Shareholders may have had well-reasoned objections to a scheme that would have dealt boss Duncan Wanblad an award amounting to almost two-thirds of his long-term incentive package.

But the objections – valid or not – belie a deeper problem: London spends too much time fretting over executive pay.

A report by the High Pay Centre in August found that FTSE 100 executive remuneration had reached “the highest level on record”, as though it is unusual for someone’s pay to be higher than it was the previous year.

The think tank bemoaned that the average FTSE 100 CEO is now paid 122 times the median UK full time worker – which was in fact a slight fall on the previous year.

An eye-watering sum. That is, until you look at the average chief executive pay in the US S&P 500, which is more than double that, at a multiple of 285. 

And that is before you consider the truly gargantuan $1 trillion award that could fall into the lap of the world’s richest man, Tesla boss Elon Musk, if the carmaker’s performance hits certain ambitious targets. Wanblad was barely getting pocket change, by comparison.

Bigger fish to fry

Shareholders and advisory firms have every right to voice their dismay at poor quality C-suite remuneration packages. If only they spent as much time scrutinizing poor quality bosses.

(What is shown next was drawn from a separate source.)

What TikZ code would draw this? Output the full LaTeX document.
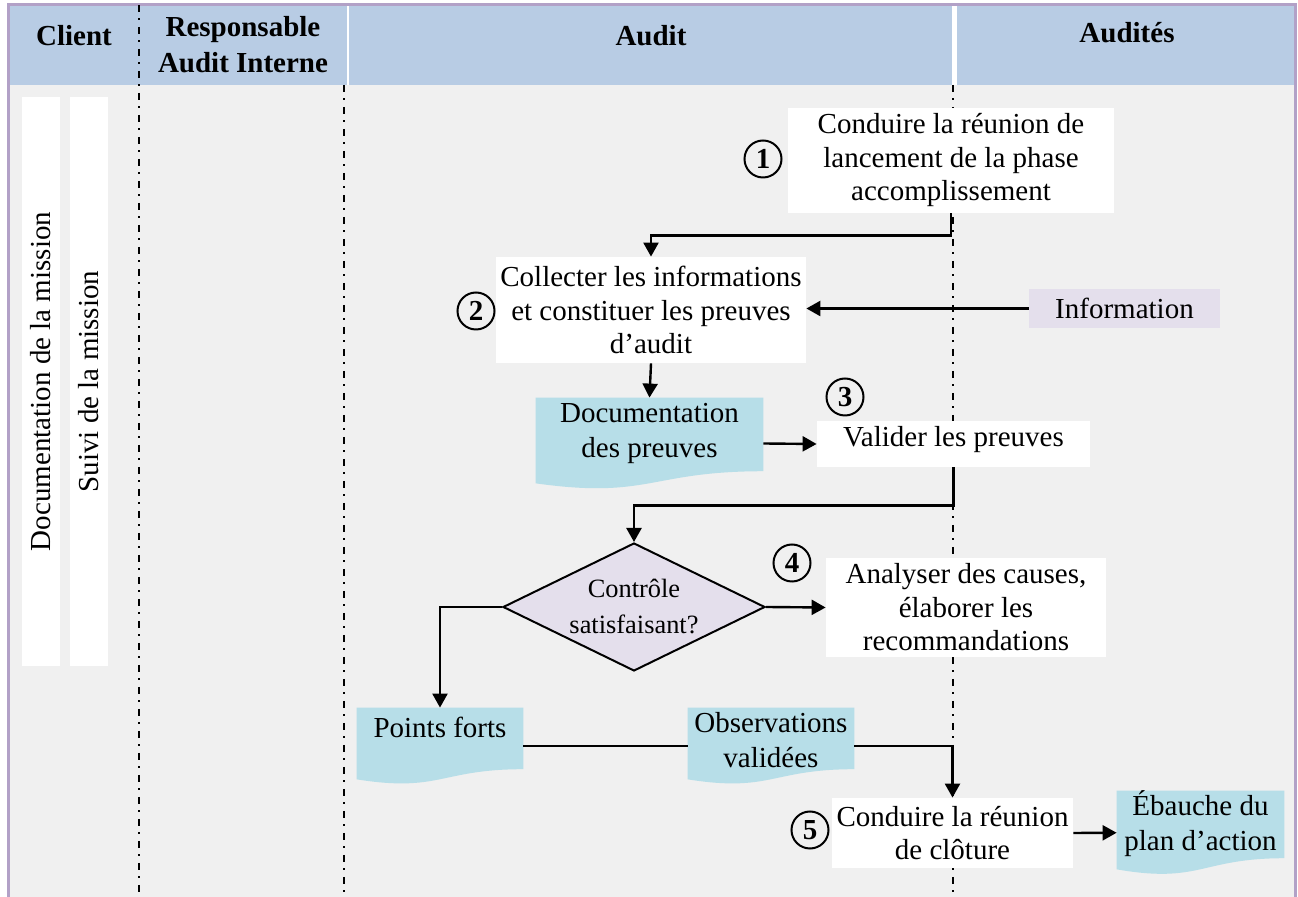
\documentclass[tikz,border=0pt]{standalone}
\usepackage{fontspec}
\setmainfont{Liberation Serif}
\usetikzlibrary{arrows.meta,calc,shapes.geometric}
\pgfdeclarelayer{background}
\pgfsetlayers{background,main}
\definecolor{hdrblue}{HTML}{B8CCE4}
\definecolor{bodygray}{HTML}{F0F0F0}
\definecolor{framepurple}{HTML}{B2A1C7}
\definecolor{lav}{HTML}{E4DFEC}
\definecolor{docblue}{HTML}{B7DEE8}
\newcommand\docfill[1]{\fill[docblue] (#1.north west) -- (#1.north east) -- ($(#1.north east)!0.802!(#1.south east)$) .. controls ($(#1.north)!0.802!(#1.south)$) and ($(#1.north)!1.1075!(#1.south)$) .. ($(#1.north west)!0.934!(#1.south west)$) -- cycle;}
\begin{document}
\begin{tikzpicture}[x=0.5pt,y=-0.5pt,
  every node/.style={font=\fontsize{14.5}{16.75}\selectfont, inner sep=0pt},
  pbox/.style={fill=white, align=center},
  docnode/.style={font=\fontsize{14.5}{17.25}\selectfont},
  hdr/.style={font=\bfseries\fontsize{14.5}{18}\selectfont, align=center},
  num/.style={circle, draw, line width=1pt, minimum size=18.5pt, font=\bfseries\fontsize{14.5}{16}\selectfont},
  arr/.style={line width=1.2pt, -{Triangle[length=7pt,width=7.5pt]}},
  conn/.style={line width=1.2pt},
  lane/.style={line width=1pt, dash pattern=on 3.5pt off 3.25pt on 0.75pt off 3.5pt},
  strip/.style={fill=white, rotate=90, minimum width=284.5pt, minimum height=19pt}]
\useasboundingbox (0,0) rectangle (1298,897);
\begin{pgfonlayer}{background}
\fill[white] (0,0) rectangle (1298,897);
\fill[bodygray] (8,85) rectangle (1295,897);
\fill[hdrblue] (9,6) rectangle (347,85);
\fill[hdrblue] (349,6) rectangle (952,85);
\fill[hdrblue] (957,6) rectangle (1294,85);
\end{pgfonlayer}
\draw[framepurple, line width=1.5pt] (8,897) -- (8,5) -- (1295,5) -- (1295,897);
% lanes
\draw[lane] (139,5) -- (139,897);
\draw[lane] (344,85) -- (344,897);
\draw[lane] (953,85) -- (953,897);
% headers
\node[hdr] (hclient) at (74,36) {Client};
\node[hdr] (hresp) at (243,45) {Responsable\\Audit Interne};
\node[hdr] (haudit) at (651,36) {Audit};
\node[hdr] (haudites) at (1127,33) {Audités};
% strips
\node[strip] (s1) at (41,381.5) {Documentation de la mission};
\node[strip] (s2) at (89,381.5) {Suivi de la mission};
% boxes
\node[pbox, minimum width=163pt, minimum height=52.5pt] (b1) at (951,160.5) {Conduire la réunion de\\lancement de la phase\\accomplissement};
\node[pbox, minimum width=155pt, minimum height=53pt] (b2) at (651,310) {Collecter les informations\\et constituer les preuves\\d’audit};
\node[fill=lav, minimum width=95.5pt, minimum height=19.5pt] (info) at (1124.5,308.5) {Information};
\node[docnode, minimum width=113.5pt, minimum height=45.5pt] (d1) at (649.5,443.5) {\raisebox{5.25pt}[\height][\depth]{\begin{tabular}{@{}c@{}}Documentation\\des preuves\end{tabular}}};
\node[pbox, minimum width=136.5pt, minimum height=23pt] (b3) at (953.5,444) {\raisebox{2pt}[\height][\depth]{Valider les preuves}};
\node[diamond, shape aspect=2.05, draw, fill=lav, line width=1pt, minimum width=131pt, minimum height=64pt, align=center, font=\fontsize{13.2}{18}\selectfont] (dia) at (634,607) {Contrôle\\satisfaisant?};
\node[pbox, minimum width=140pt, minimum height=49.5pt] (b4) at (966,607.5) {Analyser des causes,\\élaborer les\\recommandations};
\node[docnode, minimum width=83pt, minimum height=38pt] (pf) at (440,746) {\raisebox{9.5pt}[\height][\depth]{Points forts}};
\node[docnode, minimum width=83pt, minimum height=38pt] (obs) at (771,746) {\raisebox{1.5pt}[\height][\depth]{\begin{tabular}{@{}c@{}}Observations\\validées\end{tabular}}};
\node[pbox, minimum width=120.5pt, minimum height=35pt] (b5) at (952.5,833) {Conduire la réunion\\de clôture};
\node[docnode, minimum width=83.5pt, minimum height=41.75pt] (eb) at (1200.5,832.75) {\raisebox{3.6pt}[\height][\depth]{\begin{tabular}{@{}c@{}}Ébauche du\\plan d’action\end{tabular}}};
% document shapes
\begin{pgfonlayer}{background}
\docfill{d1}
\docfill{pf}
\docfill{obs}
\docfill{eb}
\end{pgfonlayer}
% numbers
\node[num] (n1) at (763,159) {1};
\node[num] (n2) at (476,311) {2};
\node[num] (n3) at (845,397) {3};
\node[num] (n4) at (792,563) {4};
\node[num] (n5) at (810,830) {5};
% connectors
\draw[arr] (b1.south) -- ++(0,22) -| (b2.north);
\draw[arr] (info.west) -- (info.west -| b2.east);
\draw[arr] (b2.south) -- (d1.north);
\draw[arr] (d1.east) -- (b3.west);
\draw[arr] (b3.south) -- ++(0,38) -| (dia.north);
\draw[arr] (dia.east) -- (b4.west);
\draw[arr] (dia.west) -| (pf.north);
\draw[conn] (pf.east) -- (obs.west);
\draw[arr] (obs.east) -| (b5.north);
\draw[arr] (b5.east) -- (eb.west);
\end{tikzpicture}
\end{document}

According to the Russell Reynolds CEO Turnover Index, while S&P execs have an average turnover of 8.9 years, broadly consistent with their medium-term average, over on the FTSE 250, chief executive tenures are among “some of the shortest globally” at less than 5 years, “the lowest we have recorded since we began tracking.” Something is awry here and cutting exec pay will not solve it.

For fear of stating the obvious, a £10m pay packet awarded to the boss to a company turning over more than £10bn would represent less than 0.1 per cent of its revenue – a rounding error, in other words. But the effect a chief executive has on the success of a company – and the fortunes of its staff and shareholders – can be orders of magnitude bigger.

Yet across the London Stock Exchange, remuneration reports are consistently one of if not the most-opposed AGM votes, even if the share of those opposed seldom gets beyond a quarter of the total. Meanwhile, London banks are quietly upping management bonus multiples after the scrapping of EU-imposed caps, moves which no one need vote on.

Intense scrutiny over executive pay will bring down inequality – but only by cutting the highest incomes rather than raising the lowest. It is time instead to focus on making our companies – and our economy – grow faster.